MechSE Professor Amy Wagoner Johnson, Assistant Professor Gabriel Juarez, and colleagues at Illinois and beyond, have received a National Science Foundation Convergent Research grant to work on coral reef recovery and propagation.
Convergent Research grants are given to deeply integrative teams of researchers studying to solve a societally compelling problem. Along with Wagoner Johnson and Juarez, the team includes Illinois’ Bruce Fouke (Department of Geology and Institute for Genomic Biology), San Diego State University’s Forest Rohwer, and Mark Vermeij and Kristen Marhaver from the CARMABI Research Station (Caribbean Marine Biological Institute, in Curacao). With expertise ranging from fluid dynamics to geobiology to coral reef science, the group is undeniably interdisciplinary, but the societal impact of their work also cannot be understated.
With 80 percent of the Caribbean and 20 percent of the Great Barrier Reefs’ corals lost during the last 50 years, the effect is more than just aesthetic. Not only does the disappearance of coral reefs severely limit the habitat for other ocean dwellers, but it greatly affects the stability of the lives and economies of shoreline communities. Despite biologists’ best efforts to repopulate the reefs, currently only two percent of lab-cultured coral larvae survive for more than two years once introduced into the environment.
“They’ve gotten really good at collecting the sperm and eggs and allowing them to come together to make larvae, and they can keep the larvae alive for some time in the lab,” said Wagoner Johnson. “The problem is that when they put them out in water they lose 98 percent, and so to make any progress it’s just mind-boggling what the effort would have to be.”
A significant issue for scientists introducing the larvae is its ability to settle when placed in the water. To counteract this, Juarez will quantify the swimming behavior of larvae in unsteady fluid environments, Wagoner Johnson is developing new materials to encourage larvae attachment, and the biologists are studying the response of the coral larvae to different materials and surfaces.
Once the materials are designed, tested, and incorporated into the propagation process, Fouke will analyze the health of the coral as it grows, in particular the coral skeleton.
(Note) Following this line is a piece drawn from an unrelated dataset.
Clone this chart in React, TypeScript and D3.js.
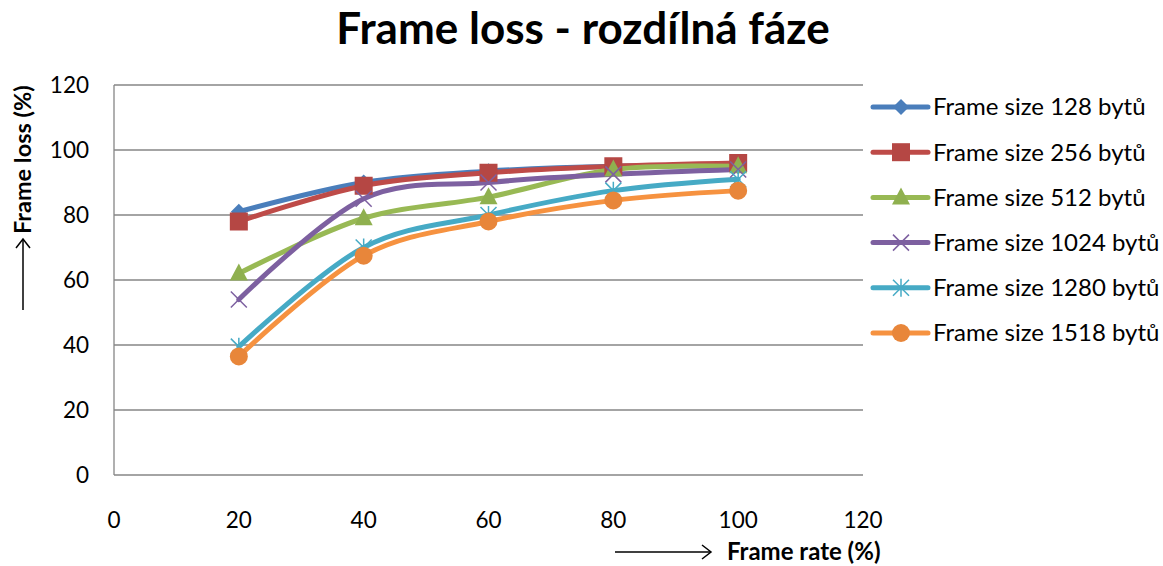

His expertise in geobiology and previous work with coral and similar structures allow him to assess the coral’s maturity and robustness throughout the growth process.
The material fabrication, sample processing, and data analysis is done at Illinois and San Diego State University, and all of the fieldwork is conducted at CARMABI. The team also uses a series of workshops to ensure group cohesiveness and to teach one another about their respective fields and offer training in the new methods.
The decrease of the coral mortality rate would be an incredible, impactful result for the research team, but that is not the only possible success of this project. The team is also at the forefront of establishing the new field of coral reef engineering—giving researchers everywhere the foundation to invest in reversing what our current climate has done to coral populations and even lead to solving problems in antifouling, agriculture, bone repair, ocean robotics, extreme environment exploration, and terraforming.
“In a lot of research nowadays you’re very specific, you carve out your own little hole,” said Juarez. “But to really be, perhaps, at the beginning of a new branch of engineering and science that can carry on beyond the three years or ten years and people will look back and say that the experiments our group did were crucial. It’s the beginning of really making a change, and when you look at it from that perspective it’s really exciting.”
Wagoner Johnson is currently looking for an undergraduate research assistant to work with the team on this project.